> **WHAT TO WORK ON**:
Please state how many lines in the records contain the string "this", with no words besides the number.

═════ RECORDS FOR PROCESSING

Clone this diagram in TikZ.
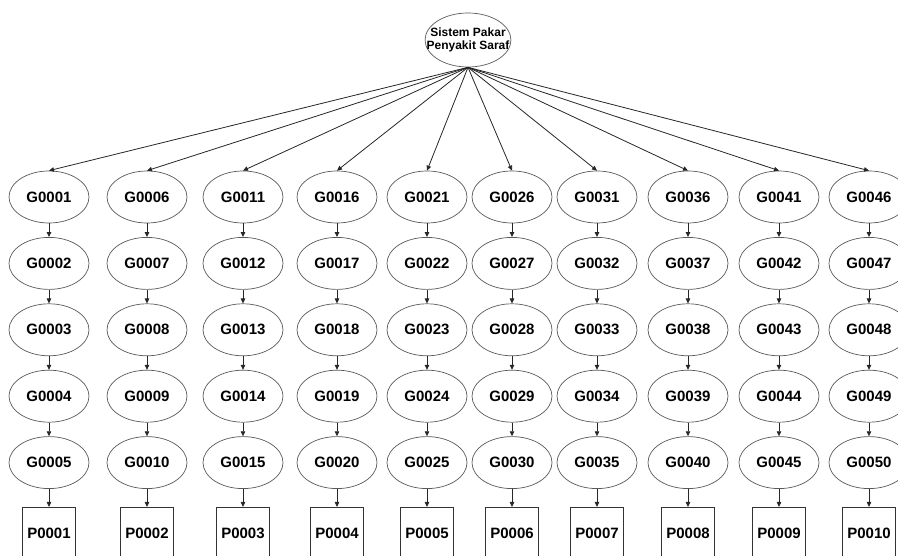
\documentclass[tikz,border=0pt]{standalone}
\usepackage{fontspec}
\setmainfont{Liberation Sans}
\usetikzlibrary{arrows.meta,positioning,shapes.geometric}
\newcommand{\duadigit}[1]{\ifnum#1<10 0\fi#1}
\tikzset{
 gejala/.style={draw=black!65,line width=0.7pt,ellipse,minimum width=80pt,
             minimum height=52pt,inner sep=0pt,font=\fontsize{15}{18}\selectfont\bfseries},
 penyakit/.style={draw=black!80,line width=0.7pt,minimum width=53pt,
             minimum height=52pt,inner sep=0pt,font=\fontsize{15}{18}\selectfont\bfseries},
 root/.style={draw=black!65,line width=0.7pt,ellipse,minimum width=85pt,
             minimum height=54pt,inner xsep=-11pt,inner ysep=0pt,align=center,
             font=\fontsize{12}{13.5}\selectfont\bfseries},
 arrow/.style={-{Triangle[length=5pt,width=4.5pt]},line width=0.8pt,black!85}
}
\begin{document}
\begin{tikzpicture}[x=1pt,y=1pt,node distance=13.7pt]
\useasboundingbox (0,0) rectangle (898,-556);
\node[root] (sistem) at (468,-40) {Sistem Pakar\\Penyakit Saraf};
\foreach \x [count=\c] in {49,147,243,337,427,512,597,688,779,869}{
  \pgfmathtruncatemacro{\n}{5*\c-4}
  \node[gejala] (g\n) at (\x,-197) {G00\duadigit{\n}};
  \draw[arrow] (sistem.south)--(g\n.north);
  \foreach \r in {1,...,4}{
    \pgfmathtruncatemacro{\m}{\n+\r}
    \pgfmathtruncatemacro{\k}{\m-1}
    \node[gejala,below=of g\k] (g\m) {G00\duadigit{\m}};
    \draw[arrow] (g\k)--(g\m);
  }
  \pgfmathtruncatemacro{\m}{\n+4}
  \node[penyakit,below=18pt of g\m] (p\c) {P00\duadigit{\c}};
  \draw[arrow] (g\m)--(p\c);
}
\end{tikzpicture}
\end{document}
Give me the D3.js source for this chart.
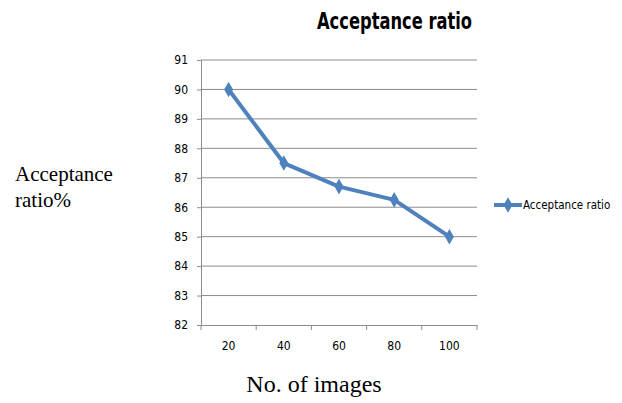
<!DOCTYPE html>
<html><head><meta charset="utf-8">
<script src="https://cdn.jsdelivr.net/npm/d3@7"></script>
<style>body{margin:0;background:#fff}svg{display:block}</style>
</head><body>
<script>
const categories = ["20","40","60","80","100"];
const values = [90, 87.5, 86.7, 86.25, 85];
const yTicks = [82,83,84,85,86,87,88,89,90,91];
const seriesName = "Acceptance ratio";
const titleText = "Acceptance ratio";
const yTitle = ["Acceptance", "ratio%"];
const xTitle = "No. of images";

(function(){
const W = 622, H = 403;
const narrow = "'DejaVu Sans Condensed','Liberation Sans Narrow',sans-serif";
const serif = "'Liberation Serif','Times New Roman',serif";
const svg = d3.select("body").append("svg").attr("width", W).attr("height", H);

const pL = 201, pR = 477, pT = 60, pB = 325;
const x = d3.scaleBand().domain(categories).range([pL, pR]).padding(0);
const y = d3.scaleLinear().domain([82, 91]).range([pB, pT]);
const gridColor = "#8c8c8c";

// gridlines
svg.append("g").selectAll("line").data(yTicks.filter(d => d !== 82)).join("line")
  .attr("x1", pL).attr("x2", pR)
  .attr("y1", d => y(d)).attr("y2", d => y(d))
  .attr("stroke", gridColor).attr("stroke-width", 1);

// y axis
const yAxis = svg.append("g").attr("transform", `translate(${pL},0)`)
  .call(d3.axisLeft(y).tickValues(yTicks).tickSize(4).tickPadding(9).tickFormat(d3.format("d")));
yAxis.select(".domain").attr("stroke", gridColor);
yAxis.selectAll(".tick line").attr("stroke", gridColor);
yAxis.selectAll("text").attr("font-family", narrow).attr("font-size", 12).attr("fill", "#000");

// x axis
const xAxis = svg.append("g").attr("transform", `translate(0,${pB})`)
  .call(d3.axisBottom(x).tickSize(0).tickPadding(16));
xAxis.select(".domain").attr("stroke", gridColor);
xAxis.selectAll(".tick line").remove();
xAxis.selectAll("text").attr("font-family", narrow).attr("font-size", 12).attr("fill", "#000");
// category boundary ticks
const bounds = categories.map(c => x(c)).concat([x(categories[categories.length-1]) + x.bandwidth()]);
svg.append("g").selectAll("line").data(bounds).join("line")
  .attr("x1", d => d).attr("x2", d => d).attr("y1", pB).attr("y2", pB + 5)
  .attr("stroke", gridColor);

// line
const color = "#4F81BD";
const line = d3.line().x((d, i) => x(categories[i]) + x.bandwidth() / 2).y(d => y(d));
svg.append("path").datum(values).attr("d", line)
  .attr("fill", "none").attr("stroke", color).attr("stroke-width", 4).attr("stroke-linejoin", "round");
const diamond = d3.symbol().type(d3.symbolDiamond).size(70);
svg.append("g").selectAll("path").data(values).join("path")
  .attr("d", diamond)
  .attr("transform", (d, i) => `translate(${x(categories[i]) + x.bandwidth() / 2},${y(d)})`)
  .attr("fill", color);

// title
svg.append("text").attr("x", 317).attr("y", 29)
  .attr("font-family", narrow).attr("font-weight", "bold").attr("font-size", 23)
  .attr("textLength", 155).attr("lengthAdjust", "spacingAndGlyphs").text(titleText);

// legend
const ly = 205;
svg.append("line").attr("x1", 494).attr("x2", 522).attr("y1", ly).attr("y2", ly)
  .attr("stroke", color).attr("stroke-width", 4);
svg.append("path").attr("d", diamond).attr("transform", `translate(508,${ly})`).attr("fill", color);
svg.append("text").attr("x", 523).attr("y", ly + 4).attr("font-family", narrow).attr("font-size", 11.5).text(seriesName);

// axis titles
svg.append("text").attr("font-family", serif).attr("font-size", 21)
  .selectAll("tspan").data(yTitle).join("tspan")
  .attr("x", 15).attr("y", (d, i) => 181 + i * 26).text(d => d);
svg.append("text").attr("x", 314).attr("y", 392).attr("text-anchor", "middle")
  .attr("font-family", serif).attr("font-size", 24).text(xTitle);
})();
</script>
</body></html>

══════════

> **RESPONSE TO THE TASK**:
2